(Entries with chart source code)
+++
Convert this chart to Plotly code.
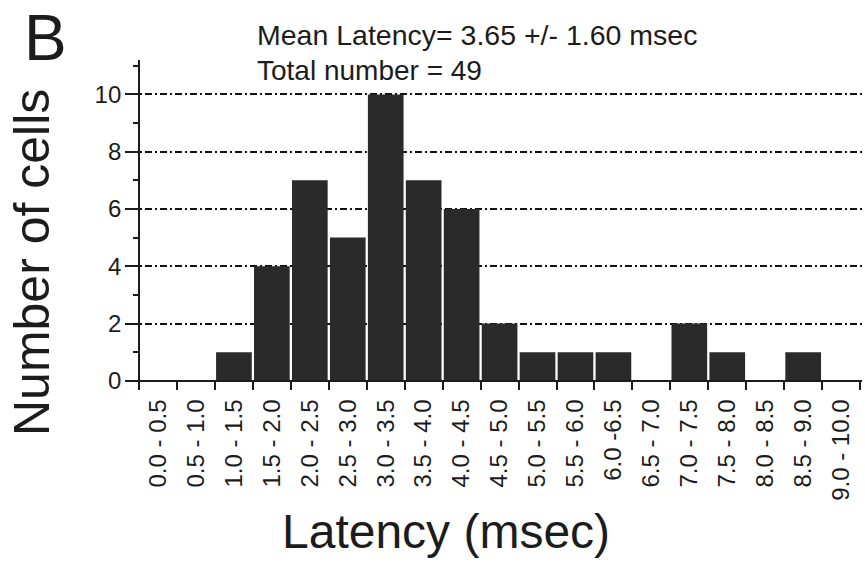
import plotly.graph_objects as go

# Latency bins (msec) and number of cells in each bin
bins = ["0.0 - 0.5", "0.5 - 1.0", "1.0 - 1.5", "1.5 - 2.0", "2.0 - 2.5",
        "2.5 - 3.0", "3.0 - 3.5", "3.5 - 4.0", "4.0 - 4.5", "4.5 - 5.0",
        "5.0 - 5.5", "5.5 - 6.0", "6.0 -6.5", "6.5 - 7.0", "7.0 - 7.5",
        "7.5 - 8.0", "8.0 - 8.5", "8.5 - 9.0", "9.0 - 10.0"]
cells = [0, 0, 1, 4, 7, 5, 10, 7, 6, 2, 1, 1, 1, 0, 2, 1, 0, 1, 0]

y_ticks = [0, 2, 4, 6, 8, 10]

mean_latency = 3.65
sd_latency = 1.60
total = 49

# Figure geometry
W, H = 865, 566
L, R, T, B = 125, 3, 60, 178
PW, PH = W - L - R, H - T - B

x_range = [-0.87, 18.55]
y_range = [-0.25, 11.2]

FONT = "Liberation Sans, Arial, Helvetica, sans-serif"
INK = "#1c1c1c"


def px_x(px):
    return (px - L) / PW


def px_y(py):
    return (H - B - py) / PH


# position the y axis at the left edge of the first bin, x axis at zero
yaxis_pos = (-0.5 - x_range[0]) / (x_range[1] - x_range[0])
xaxis_pos = (0 - y_range[0]) / (y_range[1] - y_range[0])

fig = go.Figure()
fig.add_trace(go.Bar(
    x=bins, y=cells,
    marker=dict(color="#2a2a2a", line=dict(width=0)),
    hoverinfo="x+y",
))

fig.update_layout(
    width=W, height=H,
    margin=dict(l=L, r=R, t=T, b=B, pad=0),
    paper_bgcolor="white", plot_bgcolor="white",
    showlegend=False,
    bargap=0.06,
    font=dict(family=FONT, color=INK),
    xaxis=dict(
        type="category",
        range=x_range,
        anchor="free", position=xaxis_pos,
        showline=True, linecolor=INK, linewidth=2,
        ticks="outside", tickson="boundaries", ticklen=8, tickwidth=2,
        tickcolor=INK,
        tickangle=-90,
        ticklabelstandoff=8,
        tickfont=dict(family=FONT, size=24, color=INK),
        showgrid=False, zeroline=False,
        fixedrange=True,
    ),
    yaxis=dict(
        range=y_range,
        anchor="free", position=yaxis_pos,
        showline=True, linecolor=INK, linewidth=2,
        tickvals=y_ticks,
        ticks="outside", ticklen=12, tickwidth=2, tickcolor=INK,
        tickfont=dict(family=FONT, size=24, color=INK),
        minor=dict(dtick=1, tick0=0, ticks="outside", ticklen=5,
                   tickwidth=2, tickcolor=INK, showgrid=False),
        showgrid=True, gridcolor="#111111", gridwidth=2,
        griddash="2px,3px,7px,3px",
        zeroline=False,
        fixedrange=True,
    ),
)

annotations = [
    dict(text="B", x=px_x(22), y=px_y(38), xanchor="left", yanchor="middle",
         font=dict(size=64, family=FONT, color=INK)),
    dict(text=f"Mean Latency= {mean_latency:.2f} +/- {sd_latency:.2f} msec",
         x=px_x(255), y=px_y(35), xanchor="left", yanchor="middle",
         font=dict(size=28.5, family=FONT, color=INK)),
    dict(text=f"Total number = {total}",
         x=px_x(255), y=px_y(70), xanchor="left", yanchor="middle",
         font=dict(size=28, family=FONT, color=INK)),
    dict(text="Latency (msec)", x=px_x(446), y=px_y(531),
         xanchor="center", yanchor="middle",
         font=dict(size=48, family=FONT, color=INK)),
    dict(text="Number of cells", x=px_x(32), y=px_y(263),
         xanchor="center", yanchor="middle", textangle=-90,
         font=dict(size=50, family=FONT, color=INK)),
]
for a in annotations:
    a.update(xref="paper", yref="paper", showarrow=False)
fig.update_layout(annotations=annotations)

fig.write_html("out.html")
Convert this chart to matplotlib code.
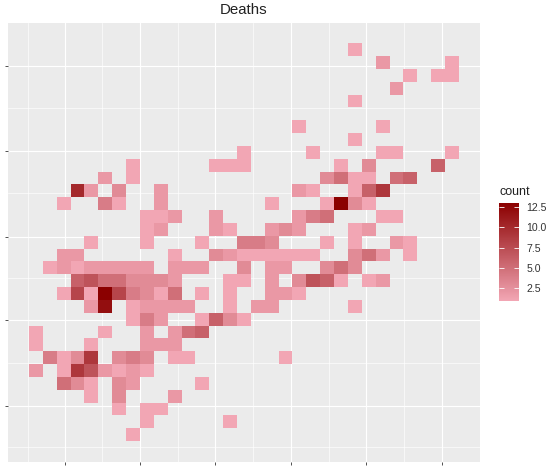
+++
### [WHAT TO WORK ON]
Copy every line of the data exactly as written, excluding the pictures.

### [EXERCISE SOLUTION]
Convert this chart to Plotly code.
import plotly.graph_objects as go

# Latency bins (msec) and number of cells in each bin
bins = ["0.0 - 0.5", "0.5 - 1.0", "1.0 - 1.5", "1.5 - 2.0", "2.0 - 2.5",
        "2.5 - 3.0", "3.0 - 3.5", "3.5 - 4.0", "4.0 - 4.5", "4.5 - 5.0",
        "5.0 - 5.5", "5.5 - 6.0", "6.0 -6.5", "6.5 - 7.0", "7.0 - 7.5",
        "7.5 - 8.0", "8.0 - 8.5", "8.5 - 9.0", "9.0 - 10.0"]
cells = [0, 0, 1, 4, 7, 5, 10, 7, 6, 2, 1, 1, 1, 0, 2, 1, 0, 1, 0]

y_ticks = [0, 2, 4, 6, 8, 10]

mean_latency = 3.65
sd_latency = 1.60
total = 49

# Figure geometry
W, H = 865, 566
L, R, T, B = 125, 3, 60, 178
PW, PH = W - L - R, H - T - B

x_range = [-0.87, 18.55]
y_range = [-0.25, 11.2]

FONT = "Liberation Sans, Arial, Helvetica, sans-serif"
INK = "#1c1c1c"


def px_x(px):
    return (px - L) / PW


def px_y(py):
    return (H - B - py) / PH


# position the y axis at the left edge of the first bin, x axis at zero
yaxis_pos = (-0.5 - x_range[0]) / (x_range[1] - x_range[0])
xaxis_pos = (0 - y_range[0]) / (y_range[1] - y_range[0])

fig = go.Figure()
fig.add_trace(go.Bar(
    x=bins, y=cells,
    marker=dict(color="#2a2a2a", line=dict(width=0)),
    hoverinfo="x+y",
))

fig.update_layout(
    width=W, height=H,
    margin=dict(l=L, r=R, t=T, b=B, pad=0),
    paper_bgcolor="white", plot_bgcolor="white",
    showlegend=False,
    bargap=0.06,
    font=dict(family=FONT, color=INK),
    xaxis=dict(
        type="category",
        range=x_range,
        anchor="free", position=xaxis_pos,
        showline=True, linecolor=INK, linewidth=2,
        ticks="outside", tickson="boundaries", ticklen=8, tickwidth=2,
        tickcolor=INK,
        tickangle=-90,
        ticklabelstandoff=8,
        tickfont=dict(family=FONT, size=24, color=INK),
        showgrid=False, zeroline=False,
        fixedrange=True,
    ),
    yaxis=dict(
        range=y_range,
        anchor="free", position=yaxis_pos,
        showline=True, linecolor=INK, linewidth=2,
        tickvals=y_ticks,
        ticks="outside", ticklen=12, tickwidth=2, tickcolor=INK,
        tickfont=dict(family=FONT, size=24, color=INK),
        minor=dict(dtick=1, tick0=0, ticks="outside", ticklen=5,
                   tickwidth=2, tickcolor=INK, showgrid=False),
        showgrid=True, gridcolor="#111111", gridwidth=2,
        griddash="2px,3px,7px,3px",
        zeroline=False,
        fixedrange=True,
    ),
)

annotations = [
    dict(text="B", x=px_x(22), y=px_y(38), xanchor="left", yanchor="middle",
         font=dict(size=64, family=FONT, color=INK)),
    dict(text=f"Mean Latency= {mean_latency:.2f} +/- {sd_latency:.2f} msec",
         x=px_x(255), y=px_y(35), xanchor="left", yanchor="middle",
         font=dict(size=28.5, family=FONT, color=INK)),
    dict(text=f"Total number = {total}",
         x=px_x(255), y=px_y(70), xanchor="left", yanchor="middle",
         font=dict(size=28, family=FONT, color=INK)),
    dict(text="Latency (msec)", x=px_x(446), y=px_y(531),
         xanchor="center", yanchor="middle",
         font=dict(size=48, family=FONT, color=INK)),
    dict(text="Number of cells", x=px_x(32), y=px_y(263),
         xanchor="center", yanchor="middle", textangle=-90,
         font=dict(size=50, family=FONT, color=INK)),
]
for a in annotations:
    a.update(xref="paper", yref="paper", showarrow=False)
fig.update_layout(annotations=annotations)

fig.write_html("out.html")
Convert this chart to matplotlib code.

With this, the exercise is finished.